6. How to love the natural smell of humans
Yeah, I've never been a big fan of the perfumed masses, but now, even people fresh out of a very soapy shower are overpowering to me. Sweat smells better than a flowery disguise.
7. How to cope with chronic pain
Doing this with already fucked-up feet was an interesting decision. My podiatrist told me that my feet "aren't made for walking," and to "consider taking up kayaking." I've discovered that I'm much better at ignoring pain now and focusing on other things as distractions from it.
8. How to use humor for absolutely every kind of situation
At first, I tried to be serious when, say, helping a guy who was scared shitless about his heat exhaustion or talking with someone going through a serious crisis. People come to me, however, because I'm not serious. After I realized that making light of things is my way of dealing with them, I gave up the facade and had lots of successful interpersonal interactions.
9. How to love calories
I was very used to avoiding them. Now I see food in terms of caloric economy: price/calorie, weight/calorie, pleasure/calorie. Therefore Corn Nuts and Pop Tarts.

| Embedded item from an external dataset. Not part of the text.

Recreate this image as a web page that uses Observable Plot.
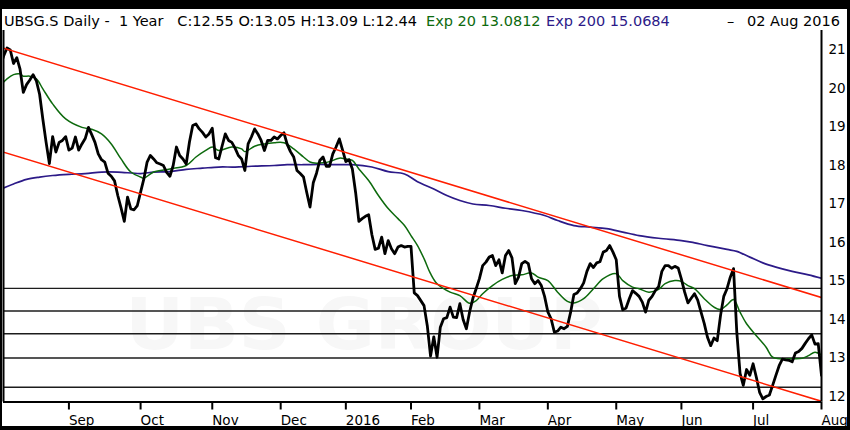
<!DOCTYPE html>
<html><head><meta charset="utf-8">
<script src="https://cdn.jsdelivr.net/npm/d3@7"></script>
<script src="https://cdn.jsdelivr.net/npm/@observablehq/plot@0.6"></script>
<style>
html,body{margin:0;padding:0;background:#000;}
#wrap{position:relative;width:850px;height:430px;background:#000;overflow:hidden;font-family:"DejaVu Sans",sans-serif;}
#head{position:absolute;left:2px;top:9px;width:845px;height:19px;background:#fff;z-index:2;}
#head span{position:absolute;top:3px;white-space:pre;font-size:14.5px;line-height:19px;}
#chart{position:absolute;left:2px;top:28px;z-index:1;}
</style></head><body>
<div id="wrap"><div id="head"></div><div id="chart"></div></div>
<script>
// ---- data ----
const ticker = "UBSG.S";
const period = "Daily -  1 Year";
const quoteLabels = ["C", "O", "H", "L"];
const quoteValues = [12.55, 13.05, 13.09, 12.44];
const emaNames = ["Exp 20", "Exp 200"];
const emaLast = ["13.0812", "15.0684"];
const lastDateLabel = "02 Aug 2016";

const startDate = "2015-08-03";
const endDate = "2016-08-02";
const holidays = ["2015-12-24","2015-12-25","2015-12-31","2016-01-01","2016-03-25","2016-03-28","2016-05-05","2016-05-16","2016-08-01"];
const monthLabels = ["Sep","Oct","Nov","Dec","2016","Feb","Mar","Apr","May","Jun","Jul","Aug"];
const priceTicks = [12, 13, 14, 15, 16, 17, 18, 19, 20, 21];

// daily closes, one per trading session
const close = [
 20.6, 20.85, 21.05, 21.0, 20.65, 20.8, 20.5, 19.9, 20.1, 20.22,
 20.36, 20.2, 19.85, 19.2, 18.6, 18.05, 18.75, 18.35, 18.6, 18.65,
 18.75, 18.4, 18.45, 18.74, 18.4, 18.56, 18.7, 18.99, 18.8, 18.6,
 18.3, 18.15, 18.09, 17.8, 17.72, 17.6, 17.22, 16.9, 16.55, 17.18,
 16.87, 16.85, 16.96, 17.31, 17.65, 18.09, 18.26, 18.17, 18.07, 18.04,
 18.0, 17.82, 17.72, 18.0, 18.48, 18.26, 18.17, 18.04, 18.61, 19.04,
 19.08, 18.95, 18.86, 18.74, 18.82, 18.97, 18.2, 18.17, 18.5, 18.82,
 18.65, 18.6, 18.45, 18.26, 18.17, 17.87, 18.56, 18.74, 18.95, 18.82,
 18.65, 18.39, 18.65, 18.65, 18.74, 18.69, 18.78, 18.85, 18.55, 18.36,
 18.22, 17.87, 17.79, 17.7, 17.3, 16.92, 17.55, 17.8, 18.13, 18.22,
 17.98, 17.98, 18.3, 18.48, 18.69, 18.4, 18.1, 18.15, 17.91, 17.3,
 16.55, 16.62, 16.68, 16.72, 16.2, 15.82, 15.85, 16.14, 15.71, 16.05,
 15.84, 15.71, 15.88, 15.92, 15.88, 15.9, 15.9, 14.69, 14.62, 14.49,
 14.36, 13.84, 13.05, 13.55, 13.02, 13.8, 14.02, 14.05, 14.32, 14.06,
 14.05, 14.41, 14.0, 13.76, 14.2, 14.55, 14.8, 15.06, 15.4, 15.49,
 15.62, 15.66, 15.4, 15.55, 15.21, 15.66, 15.79, 15.6, 14.93, 15.1,
 15.45, 15.51, 15.45, 15.06, 14.93, 15.01, 14.88, 14.6, 14.2, 14.02,
 13.67, 13.7, 13.8, 13.76, 13.82, 14.19, 14.65, 14.69, 14.8, 14.95,
 15.25, 15.45, 15.35, 15.47, 15.5, 15.75, 15.79, 15.92, 15.75, 15.55,
 14.6, 14.25, 14.3, 14.54, 14.75, 14.68, 14.6, 14.45, 14.19, 14.5,
 14.6, 14.75, 14.85, 15.25, 15.4, 15.4, 15.33, 15.38, 15.34, 15.05,
 14.71, 14.43, 14.55, 14.67, 14.5, 14.2, 13.9, 13.54, 13.32, 13.52,
 13.45, 14.1, 14.6, 14.8, 15.1, 15.32, 13.67, 12.6, 12.29, 12.7,
 12.55, 12.85, 12.5, 12.11, 11.94, 12.0, 12.04, 12.29, 12.55, 12.8,
 12.97, 12.95, 12.94, 12.9, 13.13, 13.17, 13.25, 13.38, 13.5, 13.6,
 13.36, 13.37, 12.55
];

// [session, value]
const ema20 = [[0,20.08],[2,20.25],[4,20.36],[6,20.38],[7,20.32],[9,20.32],[11,20.25],[13,19.99],[16,19.6],[20,19.21],
 [25,18.99],[28,18.94],[31,18.82],[34,18.56],[37,18.17],[40,17.83],[43,17.7],[44,17.67],[47,17.83],[52,17.91],
 [57,18.0],[60,18.22],[63,18.39],[65,18.48],[67,18.39],[71,18.48],[74,18.43],[75,18.36],[78,18.5],[81,18.56],
 [84,18.59],[87,18.59],[90,18.43],[93,18.22],[95,18.09],[97,18.06],[99,18.07],[101,18.1],[104,18.19],[106,18.17],
 [108,18.13],[110,17.91],[113,17.61],[116,17.22],[119,16.88],[122,16.62],[124,16.44],[126,16.18],[128,15.92],[130,15.58],
 [132,15.19],[134,14.93],[138,14.71],[141,14.62],[144,14.42],[146,14.49],[148,14.67],[151,14.88],[154,15.04],[157,15.14],
 [160,15.16],[163,15.21],[165,15.1],[168,15.01],[171,14.71],[174,14.47],[176,14.43],[179,14.54],[182,14.8],[185,15.06],
 [189,15.19],[191,15.01],[194,14.84],[196,14.8],[199,14.71],[202,14.78],[204,14.93],[207,15.01],[209,14.99],[211,14.88],
 [213,14.8],[216,14.54],[219,14.32],[221,14.26],[223,14.38],[225,14.52],[227,14.19],[229,13.89],[232,13.58],[235,13.28],
 [237,13.02],[240,12.98],[243,12.98],[246,12.99],[248,13.06],[250,13.15],[252,13.08]];

const ema200 = [[0,17.38],[4,17.52],[8,17.64],[12,17.7],[16,17.74],[21,17.77],[26,17.79],[31,17.83],[36,17.83],[43,17.79],
 [47,17.83],[52,17.84],[57,17.9],[62,17.93],[67,17.96],[72,17.96],[77,17.98],[84,18.0],[88,18.02],[93,18.02],
 [98,18.03],[103,18.02],[108,18.02],[114,17.96],[119,17.84],[124,17.78],[128,17.58],[133,17.39],[137,17.22],[141,17.09],
 [145,17.0],[150,16.96],[155,16.89],[160,16.83],[167,16.7],[171,16.57],[176,16.44],[181,16.4],[186,16.36],[191,16.27],
 [196,16.18],[202,16.11],[209,16.05],[212,16.01],[217,15.92],[223,15.82],[226,15.77],[230,15.62],[234,15.47],[238,15.36],
 [243,15.25],[248,15.16],[252,15.07]];

const channelUpper = [[0, 21.07], [252, 14.57]];
const channelLower = [[0, 18.37], [252, 11.875]];
const levels = [14.81, 14.22, 13.63, 13.0, 12.24];
const watermarkText = "UBS GROUP";

// ---- colours ----
const cPrice = "#000000", cEma20 = "#0d6a0d", cEma200 = "#2c1a88", cRed = "#ff1e00";

// ---- header ----
const head = document.getElementById("head");
function addSpan(text, left, color) {
  const s = document.createElement("span");
  s.textContent = text; s.style.left = left + "px"; s.style.color = color;
  head.appendChild(s);
}
addSpan(`${ticker} ${period}   ` + quoteLabels.map((l, i) => `${l}:${quoteValues[i].toFixed(2)}`).join(" "), 2, "#000");
addSpan(`${emaNames[0]} ${emaLast[0]}`, 424, cEma20);
addSpan(`${emaNames[1]} ${emaLast[1]}`, 544, cEma200);
addSpan("–", 725, "#000");
addSpan(lastDateLabel, 745, "#000");

// ---- trading calendar ----
const fmt = d3.utcFormat("%Y-%m-%d");
const days = d3.utcDays(new Date(startDate + "T00:00Z"), d3.utcDay.offset(new Date(endDate + "T00:00Z"), 1))
  .filter(d => d.getUTCDay() % 6 !== 0 && !holidays.includes(fmt(d)));
const tickSessions = [];
days.forEach((d, i) => { if (i > 0 && d.getUTCMonth() !== days[i - 1].getUTCMonth()) tickSessions.push(i); });
const tickLabel = new Map(tickSessions.map((s, j) => [s, monthLabels[j]]));

const priceData = close.map((v, i) => ({i, v}));
const channel = [
  ...channelUpper.map(([i, v]) => ({i, v, id: "upper"})),
  ...channelLower.map(([i, v]) => ({i, v, id: "lower"}))
];

const xDomain = [0.92, close.length - 1];
const yDomain = [11.857, 21.506];

const chart = Plot.plot({
  width: 845, height: 398,
  marginLeft: 1, marginRight: 26, marginTop: 2, marginBottom: 24.5,
  x: {domain: xDomain, label: null},
  y: {domain: yDomain, label: null},
  style: {fontFamily: "DejaVu Sans, sans-serif", fontSize: "13px", background: "#fff", color: "#000", overflow: "visible"},
  marks: [
    Plot.text([watermarkText], {frameAnchor: "bottom-left", dx: 122, dy: -53, text: d => d, fontSize: 72, fontWeight: "bold", fill: "#f7f7f7", textAnchor: "start", lineAnchor: "bottom"}),
    Plot.ruleY(levels, {stroke: "#1c1c1c", strokeWidth: 1.3}),
    Plot.line(ema200, {x: d => d[0], y: d => d[1], stroke: cEma200, strokeWidth: 1.7, curve: "catmull-rom", clip: true}),
    Plot.line(ema20, {x: d => d[0], y: d => d[1], stroke: cEma20, strokeWidth: 1.5, curve: "catmull-rom", clip: true}),
    Plot.line(priceData, {x: "i", y: "v", stroke: cPrice, strokeWidth: 2.8, strokeLinejoin: "round", clip: true}),
    Plot.line(channel, {x: "i", y: "v", z: "id", stroke: cRed, strokeWidth: 1.5, clip: true}),
    Plot.ruleX([xDomain[0]], {stroke: "#000", strokeWidth: 2}),
    Plot.ruleX([xDomain[1]], {stroke: "#000", strokeWidth: 2}),
    Plot.ruleY([yDomain[0]], {stroke: "#000", strokeWidth: 2}),
    Plot.axisY({ticks: priceTicks, anchor: "right", tickSize: 0, tickPadding: 7, fontSize: 13.5, tickFormat: d => String(d)}),
    Plot.axisX({ticks: tickSessions, anchor: "bottom", tickSize: 8, tickPadding: 5, strokeWidth: 2, stroke: "#000", textAnchor: "start", fontSize: 13.5, tickFormat: s => tickLabel.get(s)})
  ]
});
document.getElementById("chart").appendChild(chart);
</script>
</body></html>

10. How to accept not working
There have only been a few vacations in my life since the age of 15. I work hard, like long hours, and get restless otherwise. I will admit that not working made me feel guilty. This was exacerbated by the hundreds of folks who told me how "lucky" I was to be doing the trail, since they all had jobs and commitments. Working, in the Western sense, is not the natural human condition. It was nice to experience life from a very different perspective and with a new set of priotities. This is why reintegration is hard on thru-hikers.
On the lighter side, here are some interesting things I noticed on the trail:
1. Dirty, pot-smoking hippies. About 80% of the hikers I met smoked pot as a painkiller or for general recreation.
2. Retired badasses. So many folks have told me that they're "too old" to do something like this. More than half of my friends on the trail were over 50, a good many over 60. Plenty of them were stronger and faster than I, and most were never serious athletes. Just very determined.
3. Dogs. Only a couple, surprisingly, but I really loved seeing them.
4. Nicotine. Appetite suppressant that makes high mountain passes exhilarating. That same 80% of hikers smokes cigarettes (or pipes). It's not evil in moderation, folks.
5. Shit. Horses leave it in the worst places. Narrow mountain passes, places where you can't see what your foot is going to land on until it's too late. People leave it, and toilet paper and goddamned baby wipes, all over the place as well. Surprising and disappointing.
It was an unforgettable time, to be sure. And I miss it.